Ein bislang kaum untersuchtes Problem stellt in diesem Zusammenhang die Visualisierung der strukturierten Befundberichte dar. Es muß in jedem Fall sichergestellt sein, daß der Empfänger eines Berichtes die gleichen Informationen präsentiert bekommt wie der Verfasser. Ansonsten wären z. B. Fehlbehandlungen nicht auszuschließen. Im Zusammenhang mit digitalen Signaturen gibt es eine ähnliche Problematik, die auch "Darstellungsproblem" genannt wird: es muß für den Anwender eindeutig erkennbar sein, auf welche Daten sich die Signatur bezieht [3].
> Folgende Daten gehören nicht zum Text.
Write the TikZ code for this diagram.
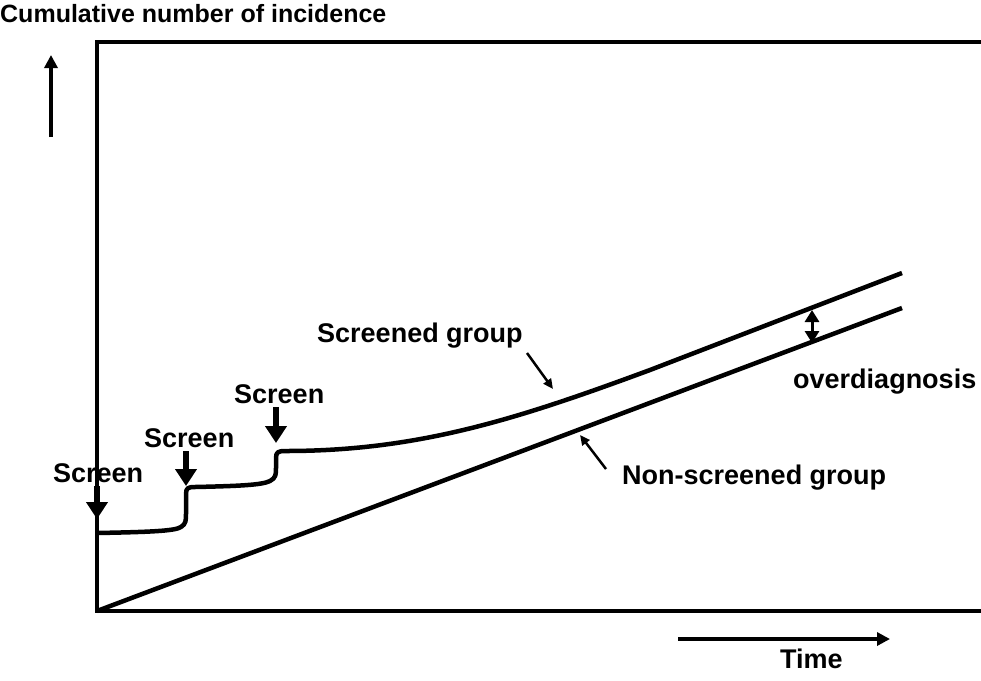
\documentclass[tikz,border=0pt]{standalone}
\usepackage{fontspec}
\setmainfont{Liberation Sans}
\usetikzlibrary{arrows.meta}
\begin{document}
\begin{tikzpicture}[x=1pt,y=-1pt,
  lbl/.style={font=\fontsize{27}{30}\selectfont\bfseries, inner sep=0pt, anchor=base west},
  ttl/.style={font=\fontsize{25}{28}\selectfont\bfseries, inner sep=0pt, anchor=base west},
  curve/.style={line width=4.5pt, line join=round},
  frame/.style={line width=4pt},
  scrarrow/.style={line width=6pt, -{Triangle[width=21pt,length=17pt]}},
  axarrow/.style={line width=4pt, -{Triangle[width=13pt,length=13pt]}},
  ptr/.style={line width=2.5pt, -{Triangle[width=9pt,length=10pt]}},
  dbl/.style={line width=3pt, {Triangle[width=14pt,length=12pt]}-{Triangle[width=14pt,length=12pt]}}
]
\useasboundingbox (0,0) rectangle (981,680);
% frame
\coordinate (o) at (97,611);
\coordinate (tl) at (97,42);
\coordinate (tr) at (981,42);
\coordinate (br) at (981,611);
\draw[frame] (tr) -- (tl) -- (o) -- (br);
% title and axis arrows
\node[ttl] (title) at (0,22) {Cumulative number of incidence};
\coordinate (ya) at (51,137);
\coordinate (yb) at (51,55);
\draw[axarrow] (ya) -- (yb);
\coordinate (xa) at (678,639);
\coordinate (xb) at (890,639);
\draw[axarrow] (xa) -- (xb);
\node[lbl] (time) at (780,668) {Time};
% non-screened line
\coordinate (nend) at (902,308);
\draw[curve] (o) -- (nend);
% screened curve
\coordinate (sstart) at (97,533);
\coordinate (send) at (902,273);
\draw[curve] (sstart) .. controls (150,532) and (175,531) .. (181,527)
  .. controls (186,524) and (186,520) .. (186,514) -- (186,494)
  .. controls (186,488) and (188,487) .. (195,487)
  .. controls (240,486) and (262,485) .. (270,481)
  .. controls (276,478) and (276,474) .. (276,468) -- (276,458)
  .. controls (276,452) and (278,451) .. (286,451)
  .. controls (420,451) and (520,418) .. (650,370) -- (send);
% screen labels and arrows
\node[lbl] (s1) at (53,482) {Screen};
\node[lbl] (s2) at (144,447) {Screen};
\node[lbl] (s3) at (234,403) {Screen};
\coordinate (a1s) at (97,486);
\coordinate (a1e) at (97,519);
\coordinate (a2s) at (186,451);
\coordinate (a2e) at (186,486);
\coordinate (a3s) at (276,407);
\coordinate (a3e) at (276,443);
\draw[scrarrow] (a1s) -- (a1e);
\draw[scrarrow] (a2s) -- (a2e);
\draw[scrarrow] (a3s) -- (a3e);
% group labels
\node[lbl] (sg) at (317,342) {Screened group};
\coordinate (sgp1) at (527,353);
\coordinate (sgp2) at (553,389);
\draw[ptr] (sgp1) -- (sgp2);
\node[lbl] (ng) at (622,484) {Non-screened group};
\coordinate (ngp1) at (606,469);
\coordinate (ngp2) at (580,435);
\draw[ptr] (ngp1) -- (ngp2);
% overdiagnosis
\coordinate (od1) at (812,310);
\coordinate (od2) at (812,343);
\draw[dbl] (od1) -- (od2);
\node[lbl] (od) at (793,388) {overdiagnosis};
\end{tikzpicture}
\end{document}
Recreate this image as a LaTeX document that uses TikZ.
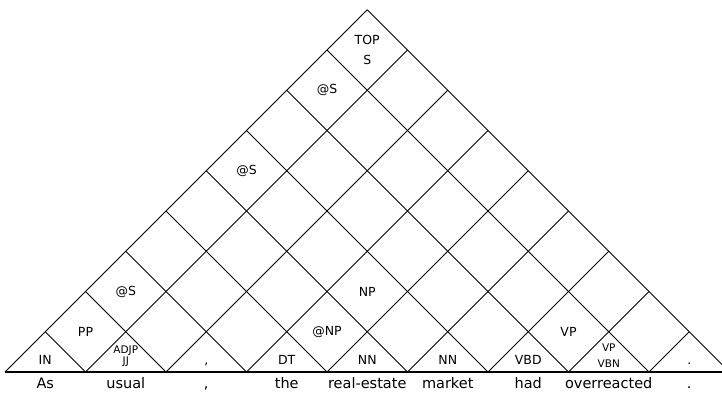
\documentclass[tikz,border=0pt]{standalone}
\usepackage{fontspec}
\setmainfont{DejaVu Sans}
\usepackage{tikz}
\usetikzlibrary{positioning,calc}
\tikzset{
    chartline/.style={
        line width=1pt
    },
    groundline/.style={
        line width=1.8pt
    },
    catlabel/.style={
        font=\fontsize{12.5}{14}\selectfont,
        inner sep=0pt
    },
    smalllabel/.style={
        font=\fontsize{10.5}{12}\selectfont,
        inner sep=0pt
    },
    wordlabel/.style={
        font=\fontsize{14.5}{16}\selectfont,
        inner sep=0pt
    }
}

\begin{document}
\begin{tikzpicture}[x=1pt, y=1pt]
        \def\u{40.25}
        \useasboundingbox (-5,-25) rectangle (717,372);
        \clip (-5,-25) rectangle (717,372);

        % split points between the words
        \foreach \k in {0,...,9}
            \coordinate (p\k) at ({2*\k*\u},0);

        % chart lines
        \foreach \k in {0,...,8}
            \draw[chartline] (p\k) -- ++({(9-\k)*\u},{(9-\k)*\u});
        \foreach \k in {1,...,9}
            \draw[chartline] (p\k) -- ++({-\k*\u},{\k*\u});
        \draw[groundline] (p0) -- (p9);

        % sentence
        \node[wordlabel, anchor=base] (w0) at ({1*\u},-16) {As};
        \node[wordlabel, anchor=base] (w1) at ({3*\u},-16) {usual};
        \node[wordlabel, anchor=base] (w2) at ({5*\u},-16) {,};
        \node[wordlabel, anchor=base] (w3) at ({7*\u},-16) {the};
        \node[wordlabel, anchor=base] (w4) at ({9*\u},-16) {real-estate};
        \node[wordlabel, anchor=base] (w5) at ({11*\u},-16) {market};
        \node[wordlabel, anchor=base] (w6) at ({13*\u},-16) {had};
        \node[wordlabel, anchor=base] (w7) at ({15*\u},-16) {overreacted};
        \node[wordlabel, anchor=base] (w8) at ({17*\u},-16) {.};

        % preterminal cells
        \node[catlabel, anchor=base] (in) at ({1*\u},8) {IN};
        \node[smalllabel, anchor=base] (adjp) at ({3*\u},19) {ADJP};
        \node[smalllabel, anchor=base] (jj) at ({3*\u},8) {JJ};
        \node[catlabel, anchor=base] (comma) at ({5*\u},8) {,};
        \node[catlabel, anchor=base] (dt) at ({7*\u},8) {DT};
        \node[catlabel, anchor=base] (nn1) at ({9*\u},8) {NN};
        \node[catlabel, anchor=base] (nn2) at ({11*\u},8) {NN};
        \node[catlabel, anchor=base] (vbd) at ({13*\u},8) {VBD};
        \node[smalllabel, anchor=base] (vp1) at ({15*\u},21) {VP};
        \node[smalllabel, anchor=base] (vbn) at ({15*\u},5) {VBN};
        \node[catlabel, anchor=base] (dot) at ({17*\u},8) {.};

        % longer spans
        \node[catlabel] (pp) at ({2*\u},{1*\u}) {PP};
        \node[catlabel] (s3) at ({3*\u},{2*\u}) {@S};
        \node[catlabel] (np1) at ({8*\u},{1*\u}) {@NP};
        \node[catlabel] (np2) at ({9*\u},{2*\u}) {NP};
        \node[catlabel] (vp2) at ({14*\u},{1*\u}) {VP};
        \node[catlabel] (s6) at ({6*\u},{5*\u}) {@S};
        \node[catlabel] (s8) at ({8*\u},{7*\u}) {@S};
        \node[catlabel] (top) at ({9*\u},{8*\u+10}) {TOP};
        \node[catlabel] (s9) at ({9*\u},{8*\u-10}) {S};
    \end{tikzpicture}
\end{document}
Der DICOM-Standard fordert daher für die Visualisierung von SR-Dokumenten: "An SCP [Service Class Provider] intending to display or otherwise render a Structured Report shall convey its full meaning in an unambiguous manner." Da jedoch nicht klar ist, wie dies in der Praxis geschehen kann, beschränken viele Hersteller die Unterstützung ihrer Systeme auf die für den jeweiligen Anwendungsbereich unbedingt notwendigen Template-Strukturen. Die allgemeine Austauschbarkeit wird somit eingeschränkt. Dies betrifft jedoch nicht nur die automatische Übernahme von Ergebnissen aus Fremdbefunden, sondern bereits die Darstellung von Befunden auf einem anderen System.

Für den Bereich der Mammographiebefundung hat die entsprechende Arbeitsgruppe daher den Ansatz gewählt, Daten redundant in einem SR-Dokument abzulegen: einmal in strukturierter Form für die maschinelle Auswertung und einmal narrativ für den menschlichen Betrachter. Problematisch ist hier vor allem, daß bei einer Überarbeitung oder Ergänzung eines solchen Berichtes sichergestellt sein muß, daß die Änderungen konsistent erfolgen.

Ein Ansatz, der es erlauben würde, beliebige SR-Dokumente in angemessener Weise zu betrachten, könnte z. B. auf einer Kombination von an Templates angepaßter und generischer Darstellung beruhen. Auf diese Weise könnten die Standard-Befundformate in gewohnter Weise präsentiert werden, wohingegen der Inhalt von nicht speziell unterstützten Formaten zumindest "lesbar" gemacht werden könnte.

Fazit

Es bleibt abzuwarten, inwieweit sich DICOM Structured Reporting auch für den standardisierten Austausch von medizinischen Befundberichten durchsetzen kann. Traditionell werden diese Dokumente vor allem im Abteilungsinformationssystem abgelegt, das Daten mit anderen Systemen per HL7 (Health Level 7) austauscht. Mit der Clinical Document Architecture (CDA) [4] als Bestandteil der zukünftigen HL7 Version 3 erwächst somit ein mögliches Konkurrenzformat für den Austausch strukturierter Befundberichte. Wie auch immer die Entscheidung aussehen wird, die enge Zusammenarbeit der entsprechenden Arbeitgruppen soll sicherstellen, daß es zumindest eine standardisierte Abbildung zwischen beiden Formaten geben wird.


Literatur

1.
Digital Imaging and Communications in Medicine (DICOM). Rosslyn VA, USA: NEMA Standards Publication; 2003.
2.
Clunie DA. DICOM Structured Reporting. Bangor PA, USA: PixelMed Publishing; 2000.
3.
Riesmeier J, Eichelberg M, Jensch P. Einsatz der digitalen Signatur für medizinische Befundberichte. In: Neunter interdisziplinärer Workshop KIS/RIS/PACS, Schloß Rauischholzhausen; 2002.
4.
Dolin RH, Alschuler L et al. HL7 Clinical Document Architecture, Release 2.0 (Draft). Ann Arbor MI, USA: Health Level Seven, Inc.; 2003.